On Thursday cocoa futures rallied for the second straight session following arrivals that were lower than forecasted in top grower Ivory Coast. This caused investors to revise their predictions, lowering initial estimates.
The ICE December cocoa contract traded higher $39, or 1.2 percent, at $3,192 a ton, after climbing 4 percent in two straight sessions. This was the biggest two-day rally for the spot contract since Jan. 28. March cocoa in London climbed 20 pounds, or 1 percent, at 2,019 pounds a ton, following a contract high at 2,025 pounds, reports Reuters.
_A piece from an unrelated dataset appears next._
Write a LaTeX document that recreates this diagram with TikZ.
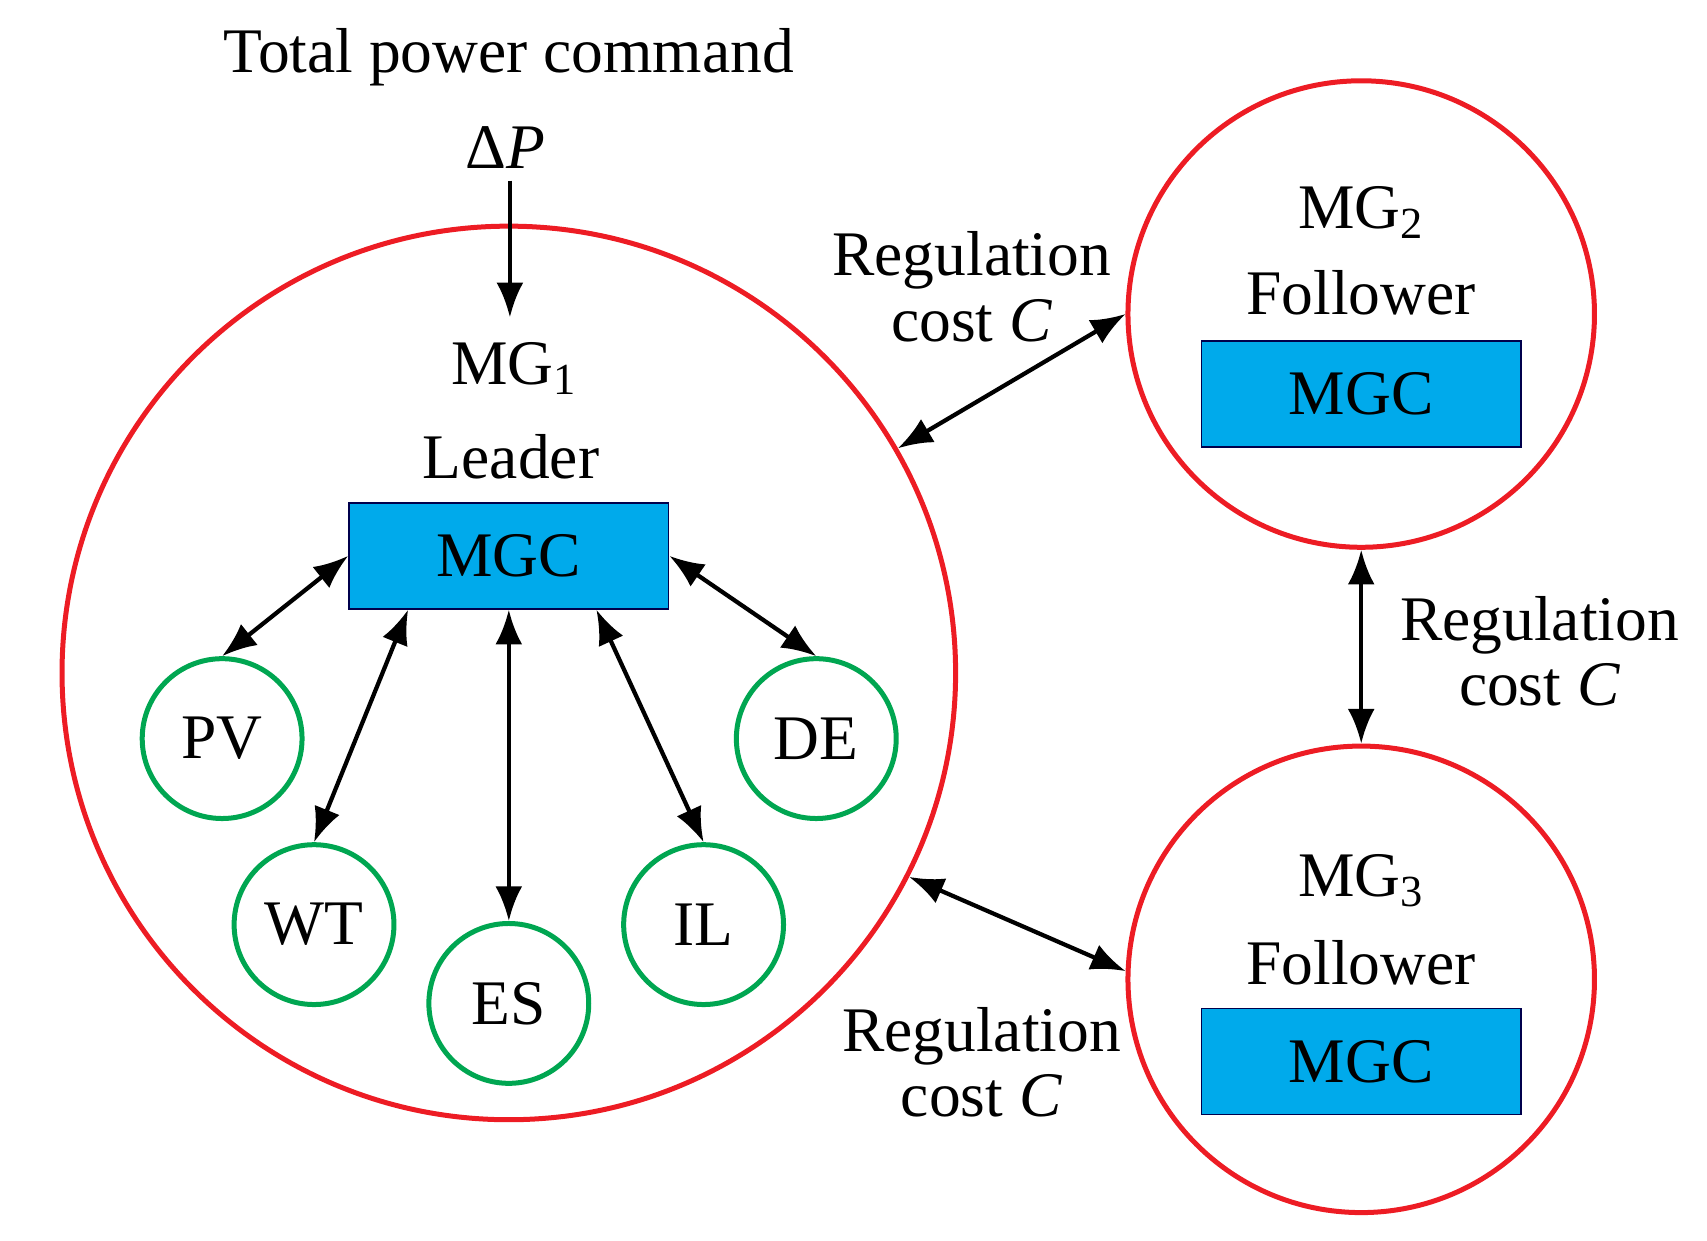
\documentclass[tikz,border=0pt]{standalone}
\usepackage{fontspec}
\setmainfont{Liberation Serif}
\usetikzlibrary{arrows.meta}
\definecolor{mgred}{RGB}{237,28,36}
\definecolor{mggreen}{RGB}{0,166,81}
\definecolor{mgblue}{RGB}{0,170,235}
\begin{document}
\begin{tikzpicture}[x=0.01cm,y=-0.01cm,
  txt/.style={font=\fontsize{16.5}{20}\selectfont, inner sep=0pt, align=center},
  big/.style={draw=mgred, line width=1.3pt, circle, minimum size=#1*0.02cm, inner sep=0pt},
  small/.style={draw=mggreen, line width=1.3pt, circle, minimum size=1.46cm, inner sep=0pt, font=\fontsize{16.5}{20}\selectfont},
  box/.style={draw=black!70!blue, line width=0.4pt, fill=mgblue, minimum width=2.92cm, minimum height=0.97cm, inner sep=0pt, font=\fontsize{16.5}{20}\selectfont},
  arr/.style={line width=1.1pt, -{Latex[length=9pt,width=7pt]}},
  darr/.style={line width=1.1pt, {Latex[length=9pt,width=7pt]}-{Latex[length=9pt,width=7pt]}}]
\useasboundingbox (0,0) rectangle (1560,1134);
\node[big=408] (c1) at (465,615) {};
\node[big=213] (c2) at (1244,287) {};
\node[big=213] (c3) at (1244,895) {};
\node[box] (b1) at (465,508) {MGC};
\node[box] (b2) at (1244,360) {MGC};
\node[box] (b3) at (1244,970) {MGC};
\node[small] (pv) at (203,675) {PV};
\node[small] (wt) at (287,845) {WT};
\node[small] (es) at (465,917) {ES};
\node[small] (il) at (643,845) {IL};
\node[small] (de) at (746,675) {DE};
\node[txt] (tpc) at (465,52) {Total power command};
\node[txt] (dp) at (462,135) {Δ\textit{P}};
\node[txt] (mg1) at (470,337) {MG\textsubscript{1}};
\node[txt] (ld) at (467,417) {Leader};
\node[txt] (mg2) at (1244,194) {MG\textsubscript{2}};
\node[txt] (f2) at (1244,268) {Follower};
\node[txt] (mg3) at (1244,805) {MG\textsubscript{3}};
\node[txt] (f3) at (1244,880) {Follower};
\node[txt] (r1) at (888,262) {Regulation\\[-3pt]cost \textit{C}};
\node[txt] (r2) at (1407,595) {Regulation\\[-3pt]cost \textit{C}};
\node[txt] (r3) at (897,971) {Regulation\\[-3pt]cost \textit{C}};
\coordinate (dpa) at (466,165);
\coordinate (dpb) at (466,290);
\draw[arr] (dpa) -- (dpb);
\draw[darr] (c1.30) -- (c2.180);
\draw[darr] (c2.south) -- (c3.north);
\draw[darr] (c1.-27) -- (c3.178);
\draw[darr] (b1.west) -- (pv.north);
\draw[darr] ([xshift=-0.92cm]b1.south) -- (wt.north);
\draw[darr] (b1.south) -- (es.north);
\draw[darr] ([xshift=0.8cm]b1.south) -- (il.north);
\draw[darr] (b1.east) -- (de.north);
\end{tikzpicture}
\end{document}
Some analysts say that even though Ebola has yet to be found in either Ivory Coast or Ghana, the closeness of the disease in neighbors Liberia and Guinea is now a concern to traders, as Ghana and the Ivory Coast are the world's largest cocoa-producing nations, according to The Wall Street Journal.
One trader said, "The correction on the Ivory Coast arrivals yesterday, that was a bit of a game changer. Effectively it cut 50,000-60,000 tons off everyone's estimate of the Ivory Coast crop," as quoted by Reuters.
Meanwhile, arabica coffee on ICE Futures U.S. and robusta on Liffe declined while futures of orange-juice concentrate for November delivery increased 0.8 percent to settle at $1.4330 a pound. Raw sugar for October delivery declined 0.7 percent at 13.79 cents a pound, reports The Wall Street Journal.